Directions:
Set down, exactly as written, the lines from the top of the data to the line that holds "from matplotlib.patches import", and omit the pictures.

Extracted material:
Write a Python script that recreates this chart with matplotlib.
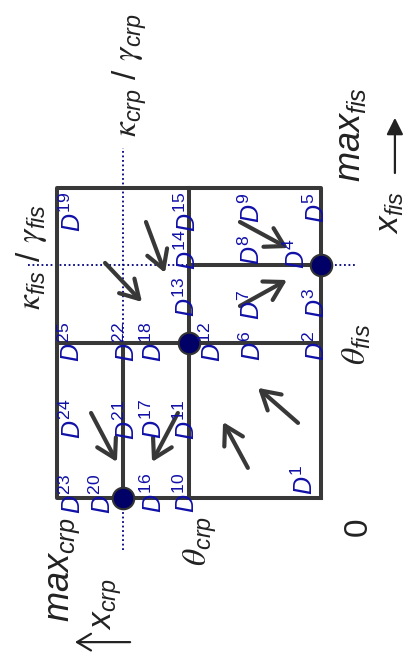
import numpy as np
import matplotlib
matplotlib.use('Agg')
import matplotlib.pyplot as plt
from matplotlib.patches import FancyArrowPatch

plt.rcParams['font.family'] = ['Liberation Sans', 'DejaVu Sans']
plt.rcParams['mathtext.fontset'] = 'custom'
plt.rcParams['mathtext.rm'] = 'Liberation Sans'
plt.rcParams['mathtext.it'] = 'Liberation Sans:italic'
plt.rcParams['mathtext.bf'] = 'Liberation Sans:bold'
# lettres grecques en italique "math"
plt.rcParams['mathtext.sf'] = 'STIXGeneral:italic'

# Seuils (normalisés) sur les deux axes : x_crp (horizontal, vers la gauche)
# et x_fis (vertical, vers le haut)
max_crp, theta_crp, kappa_crp = 1.0, 0.5, 0.75
max_fis, theta_fis, kappa_fis = 1.0, 0.5, 0.75

# Etiquettes des régions D1..D25 : (x_crp, x_fis)
d_num = list(range(1, 26))
d_crp = [0.061, 0.015, 0.015, 0.091, 0.015, 0.258, 0.261, 0.261, 0.261,
         0.508, 0.508, 0.409, 0.508, 0.504, 0.504, 0.633, 0.633, 0.633,
         0.939, 0.826, 0.735, 0.735, 0.939, 0.939, 0.943]
d_fis = [0.058, 0.490, 0.629, 0.790, 0.935, 0.490, 0.623, 0.800, 0.935,
         0.016, 0.252, 0.503, 0.648, 0.800, 0.923, 0.016, 0.255, 0.503,
         0.923, 0.013, 0.252, 0.503, 0.013, 0.255, 0.503]

# Flèches de dynamique : départ -> arrivée
arr_crp0 = [0.663, 0.818, 0.307, 0.307, 0.871, 0.542, 0.277, 0.087]
arr_fis0 = [0.890, 0.758, 0.890, 0.619, 0.274, 0.274, 0.097, 0.242]
arr_crp1 = [0.591, 0.678, 0.125, 0.129, 0.773, 0.640, 0.371, 0.239]
arr_fis1 = [0.726, 0.632, 0.806, 0.703, 0.116, 0.116, 0.245, 0.355]

# Points fixes
pt_crp = [0.0, theta_crp, kappa_crp]
pt_fis = [kappa_fis, theta_fis, 0.0]

line_c = '#383838'
lab_c = '#1010a8'
dot_c = '#000066'

fig = plt.figure(figsize=(4.06, 6.66), dpi=100)
ax = fig.add_axes([0, 0, 1, 1])
ax.set_xlim(1.2159, -0.322)
ax.set_ylim(-0.542, 1.606)
ax.axis('off')

# Lignes pointillées des seuils kappa
ax.plot([kappa_crp, kappa_crp], [-0.168, 1.129], ls=(0, (1, 1.5)), color='#000080', lw=1.3, zorder=1)
ax.plot([1.11, -0.129], [kappa_fis, kappa_fis], ls=(0, (1, 1.5)), color='#000080', lw=1.3, zorder=1)

# Cadre et séparations
ax.plot([0, max_crp, max_crp, 0, 0], [0, 0, max_fis, max_fis, 0], color=line_c, lw=2.9, zorder=2)
ax.plot([theta_crp, theta_crp], [0, max_fis], color=line_c, lw=2.9, zorder=2)
ax.plot([0, max_crp], [theta_fis, theta_fis], color=line_c, lw=2.9, zorder=2)
ax.plot([0, theta_crp], [kappa_fis, kappa_fis], color=line_c, lw=2.9, zorder=2)
ax.plot([kappa_crp, kappa_crp], [0, theta_fis], color=line_c, lw=2.9, zorder=2)

for a, b, c, d in zip(arr_crp0, arr_fis0, arr_crp1, arr_fis1):
    ax.add_patch(FancyArrowPatch((a, b), (c, d),
                                 arrowstyle='->,head_length=0.65,head_width=0.38',
                                 mutation_scale=20, color=line_c, lw=3.0,
                                 shrinkA=0, shrinkB=0, zorder=3))

ax.plot(pt_crp, pt_fis, 'o', ms=15.5, mfc=dot_c, mec='#333333', mew=1.5, zorder=4)

for n, xc, yf in zip(d_num, d_crp, d_fis):
    ax.text(xc, yf, r'$D^{\mathrm{%d}}$' % n, rotation=90, ha='center', va='center',
            color=lab_c, fontsize=18, zorder=5)

txt = dict(rotation=90, ha='center', va='center', color='#222222')
ax.text(0.723, 1.365, r'$\mathsf{\kappa}_{crp}$ / $\mathsf{\gamma}_{crp}$', fontsize=24, **txt)
ax.text(-0.110, 1.171, r'$max_{fis}$', fontsize=26, **txt)
ax.text(-0.262, 0.919, r'$x_{fis}$', fontsize=24, **txt)
ax.text(1.095, 0.777, r'$\mathsf{\kappa}_{fis}$ / $\mathsf{\gamma}_{fis}$', fontsize=24, **txt)
ax.text(-0.136, 0.494, r'$\mathsf{\theta}_{fis}$', fontsize=24, **txt)
ax.text(0.458, -0.139, r'$\mathsf{\theta}_{crp}$', fontsize=24, **txt)
ax.text(0.973, -0.232, r'$max_{crp}$', fontsize=26, **txt)
ax.text(0.807, -0.342, r'$x_{crp}$', fontsize=24, **txt)
ax.text(-0.140, -0.094, '0', fontsize=24, **txt)

# Flèches des axes
ax.add_patch(FancyArrowPatch((-0.280, 1.048), (-0.280, 1.226), arrowstyle='-|>,head_length=0.5,head_width=0.25',
                             mutation_scale=20, color='#222222', lw=1.6, shrinkA=0, shrinkB=0))
ax.add_patch(FancyArrowPatch((0.723, -0.465), (0.932, -0.465), arrowstyle='->,head_length=0.5,head_width=0.3',
                             mutation_scale=20, color='#222222', lw=1.6, shrinkA=0, shrinkB=0))

fig.savefig('out.png', dpi=100)
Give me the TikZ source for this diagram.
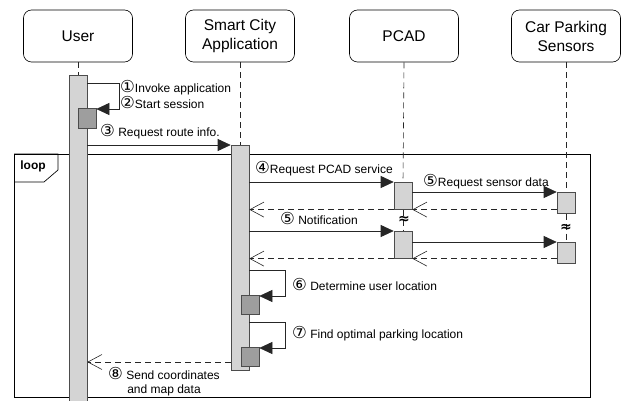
\documentclass[tikz,border=0pt]{standalone}
\usepackage{fontspec}
\setmainfont{Liberation Sans}
\newfontfamily\symfont{DejaVu Sans}
\usetikzlibrary{arrows.meta}
\newcommand{\cn}[1]{{\symfont\fontsize{16.5}{16}\selectfont #1}}
\begin{document}
\begin{tikzpicture}[x=1pt,y=-1pt,>={Triangle[length=13pt,width=12pt]},font=\fontsize{12}{14}\selectfont,
  head/.style={draw,rounded corners=8pt,minimum width=109pt,minimum height=52pt,align=center,font=\fontsize{15.5}{19}\selectfont,line width=0.6pt},
  life/.style={dash pattern=on 6pt off 4pt,black!85,line width=0.6pt},
  bar/.style={draw=black!70,fill=black!17,minimum width=18pt,inner sep=0pt,anchor=north,line width=0.6pt},
  sub/.style={draw=black!70,fill=black!38,minimum width=18pt,minimum height=19pt,inner sep=0pt,anchor=north,line width=0.6pt},
  msg/.style={->,black!85,line width=0.6pt},
  ret/.style={-{Straight Barb[length=14pt,width=15pt]},dash pattern=on 6pt off 4pt,black!85,line width=0.6pt},
  lbl/.style={anchor=west,inner sep=0pt},
  brk/.style={font=\symfont\bfseries\fontsize{14}{14}\selectfont,inner sep=0pt}]
\useasboundingbox (0,0) rectangle (623,401);
% participants
\foreach \name/\x/\txt in {user/78/User,app/240/{Smart City\\Application},pcad/404/PCAD,cps/566/{Car Parking\\Sensors}}
  \node[head] (\name) at (\x,36) {\txt};
% loop frame
\draw[line width=0.7pt] (14,154) rectangle (590,397);
\draw[line width=0.7pt] (14,154) -- (58,154) -- (58,170) -- (44,182) -- (14,182);
\node[font=\bfseries\fontsize{12}{14}\selectfont] (loop) at (33,166) {loop};
% activation bars
\node[bar,minimum height=326pt] (ub) at (78,75) {};
\node[bar,minimum height=225pt] (ab) at (240,145) {};
\node[bar,minimum height=27pt] (pb1) at (403,182) {};
\node[bar,minimum height=21pt] (cb1) at (566,192) {};
\node[bar,minimum height=27pt] (pb2) at (403,231) {};
\node[bar,minimum height=21pt] (cb2) at (566,242) {};
\node[sub,minimum height=20pt] (us) at (87,108) {};
\node[sub] (as1) at (250,295) {};
\node[sub] (as2) at (250,347) {};
% lifelines
\draw[life] (user.south) -- (ub.north);
\draw[life] (app.south) -- (ab.north);
\draw[life] (pcad.south) -- (pb1.north);
\draw[life] (pb1.south) -- (pb2.north);
\draw[life] (cps.south) -- (cb1.north);
\draw[life] (cb1.south) -- (cb2.north);
\node[brk] (gap1) at (404,220) {≈};
\node[brk] (gap2) at (566,228) {≈};
% messages
\draw[msg] (ub.east |- 0,83) -- ++(32,0) |- ([yshift=-1pt]us.north east);
\draw[msg] (ub.east |- ab.north) -- (ab.north west);
\draw[msg] (ab.east |- pb1.north) -- (pb1.north west);
\draw[msg] (pb1.east |- cb1.north) -- (cb1.north west);
\draw[ret] (cb1.west |- pb1.south) -- (pb1.south east);
\draw[ret] (pb1.south west) -- (ab.east |- pb1.south);
\draw[msg] (ab.east |- pb2.north) -- (pb2.north west);
\draw[msg] (pb2.east |- cb2.north) -- (cb2.north west);
\draw[ret] (cb2.west |- pb2.south) -- (pb2.south east);
\draw[ret] (pb2.south west) -- (ab.east |- pb2.south);
\draw[msg] (ab.east |- 0,270) -- ++(36,0) |- ([yshift=-1pt]as1.north east);
\draw[msg] (ab.east |- 0,322) -- ++(36,0) |- ([yshift=-1pt]as2.north east);
\draw[ret] (ab.west |- 0,362) -- (ub.east |- 0,362);
% labels
\node[lbl] (t1) at (120,88) {\cn{①}Invoke application};
\node[lbl] (t2) at (120,102) {\cn{②}Start session};
\node[lbl] (t3) at (100,132) {\cn{③} Request route info.};
\node[lbl] (t4) at (255,169) {\cn{④}Request PCAD service};
\node[lbl] (t5) at (423,182) {\cn{⑤}Request sensor data};
\node[lbl] (t5b) at (280,218) {\cn{⑤} Notification};
\node[lbl] (t6) at (292,284) {\cn{⑥} Determine user location};
\node[lbl] (t7) at (292,334) {\cn{⑦} Find optimal parking location};
\node[align=center,inner sep=0pt] (t8) at (164,382) {\cn{⑧} Send coordinates\\and map data};
\end{tikzpicture}
\end{document}
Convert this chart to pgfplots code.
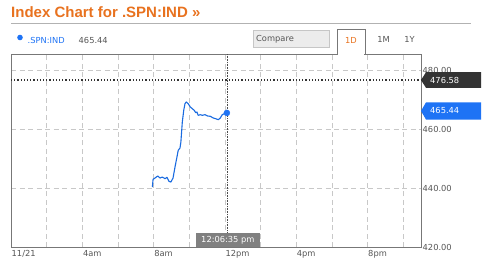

Full solution:
Write a Python script that recreates this chart with matplotlib.
import numpy as np
import matplotlib
matplotlib.use('Agg')
import matplotlib.pyplot as plt
from matplotlib.patches import FancyArrowPatch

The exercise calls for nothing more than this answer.